The economy has affected the numbers of next year’s freshmen class, but administrators remain optimistic about the class of 2013.
The number of high school seniors who’ve made tuition deposits is lower than usual, and Vice President for Student Affairs Alan Galsky said this is because of many families’ unsteady economic situations.
Prospective students and their families seem to be hesitant to commit to any school, and are waiting a long time to do so, Galsky said. But in the past few weeks, Bradley has seen some of those students make deposits.
“We needed to start seeing some indication that these late decision makers were going to decide to come to Bradley,” he said. “And … we’re beginning to see, as of two weeks ago, that we’re getting our fair share of those students.”
As of Monday, Bradley had received 762 deposits, which means many of those prospective students will likely end up coming to Bradley. However, the goal set for the class of 2013 was 1,080, so Galsky said he’s optimistic, but realizes the university may come up a little short.
“On the high side of it, I think we could see 1,100 students,” he said. “On the low side, we could see about 1,000.”
While 100 students may not seem like too large a number, it can make a big difference.
For this school year, the cost to attend Bradley without any financial assistance was $30,164. By having 100 less students, the university could lose out on as much as $3 million.
Galsky said because Bradley’s tuition is lower than more elite schools, some students admitted to both those schools and Bradley, have chosen Bradley.
“We would be at an advantage in this economy between students deciding between say Northwestern University or Washington University [in St. Louis] and Bradley,” he said. “Because their tuition is almost twice ours, a family in this economy may not be able to afford to send their son or daughter there, so Bradley would be an … alternative.”
Galsky said even though the goal for the incoming freshmen class might not be met, current students wouldn’t see any additional cost-cutting strategies in place. However, should the number of students stay at less than 1,000 or so, the university will have to tighten its purse strings in certain areas.
“In the 1980s we had to suffer through low enrollment numbers,” he said. “We would have to freeze salaries, maybe force early retirement, basically what [Caterpillar Inc.] is doing.”
But as long as the current depositing trend continues to increase, which Galsky expects it will, the university won’t have to resort to those measures.
“If we didn’t receive another deposit, then we’d have problems,” he said. “But we are getting our fair share of the late decision makers.”
This year, the admissions department and Galsky’s office have also changed the way the university admits prospective students.
About 4,530 students have been admitted, which is a record number. That is of the 6,140 students who applied, also a record.
Galsky said the quality of students being admitted isn’t being lowered even though there are more of them, but the process is being improved.

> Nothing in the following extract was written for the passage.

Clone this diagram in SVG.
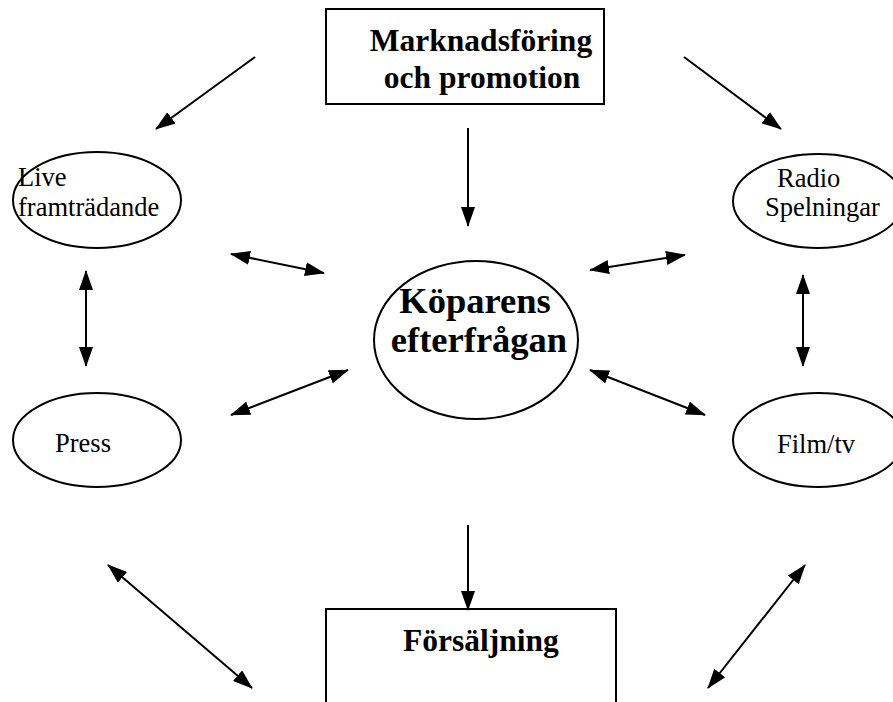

“In the past, we would hold off on telling students they were admitted until the second semester,” he said. “The problem with that is by the time we told them they could come here, they’d already decided to go somewhere else.”
Another new idea put into practice this year is micro-goals. Bradley always has a macro-goal, which is the number of students that need to come here, but the micro ones are new.
Examples of those goals are increasing the number of students from the 600 zip codes, increasing the number of students from the coasts, increasing sports communication, nursing, university and AEP majors.
With the exception of additional students from the East and West coasts, Galsky said the university’s goals should be met. And the only reason that goal won’t be met is because of the economy, he said.